1. C. Sandorfy, "Note on the Inductive and Mesomeric effects in Substituted Benzene Derivatives," Can. J. Chem. 1958, 36(12), 1739-1741 (https://doi.org/10.1139/v58-251).
2. F. A. Matsen, "Molecular Orbital Theory and Spectra of Monosubstituted Benzenes. I. The Resonance Effect," J. Am. Chem. Soc. 1950, 72(11), 5243–5248 (https://doi.org/10.1021/ja01167a127).
3. W. W. Robertson, F. A. Matsen, "Molecular Orbital Theory and the Near Ultraviolet Absorption Spectrum of Monosubstituted Benzenes. IV. The Phenyl Halides and the Inductive Effect," J. Am. Chem. Soc. 1950, 72(11), 5252–5256 (https://doi.org/10.1021/ja01167a130).
4. Christopher K. Ingold, "Principles of an Electronic Theory of Organic Reactions," Chem. Rev. 1934, 15(2), 225–274 (https://doi.org/10.1021/cr60051a003).

Answer 3

In this question, we need to find the most electron-rich carbon out of positions $1,2,3,4,5,6$ in the compound given below:

We proceed using the process of elimination.

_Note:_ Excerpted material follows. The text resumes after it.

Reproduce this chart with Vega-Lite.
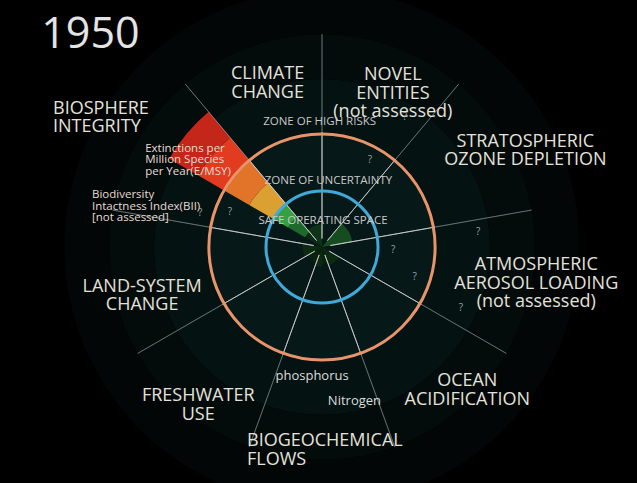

Note: Not sure how scientific this is, however an attempt I made in finding the effect of the inductive effect was to run a DFT B3LYP/3-21 G on trifluoromethylbenzene. The result showed the m-carbon to have a charge of $-0.173$ and the p-carbon had a charge of $-0.172$. The original value in the benzene molecule is $-0.180$ and so inductive effect is present due to $\ce{-CF3}$. This meant that the m-carbon was more electron rich compared to the p-carbon. I do not have a reason for this however.

Elimination $1$

We reject positions $1,2,6$ since as stated above the meta-carbon is more electron rich than the para-carbon.

Elimination $2$

Now, we are left with the ring containing positions $3,4,5$. In order to proceed further, we assume a $\delta +$ charge on the carbon para to the $\ce{-CF3}$ group. This would mean that the phenyl ring resonates with the $\delta +$ to give five different possible resonance structures. In order to simplify the resonance structures, I am considering only this ring.

Answer

Due to the two eliminations made, we can say that position $4$ would be the most electron rich carbon and so the most likely to be attacked by an electrophile.

Answer 4

$\ce{CF3}$ loves to pull electrons, hence it is easier to polarize the molecule in this way (which is inaccurate because you cannot polarize it completely, but considering partial effects). This polarized structure is made considering the requirement of negative charge at the carbon positioned adjacent to CF3.

position 3 and 5 maybe a dispute but, as a known fact, $-\ce{I}$ is distance dependent, 3,5 will be lesser favourable that 2.

Your reason is apparently wrong because you considered an attack first and stabilised the product of your attack.

Optimised geometry{tinker:force field mm3} Then exported as xyz form and performed Hartree Fock using TeraChem, the following conclusions were made after the chat in comments.

1. The inductive effect is dependent on distance and has nothing to do with indivisual bond polarities as in the first diagram.

2. The distance between CF3 , (2,3,5) is maximum for 2.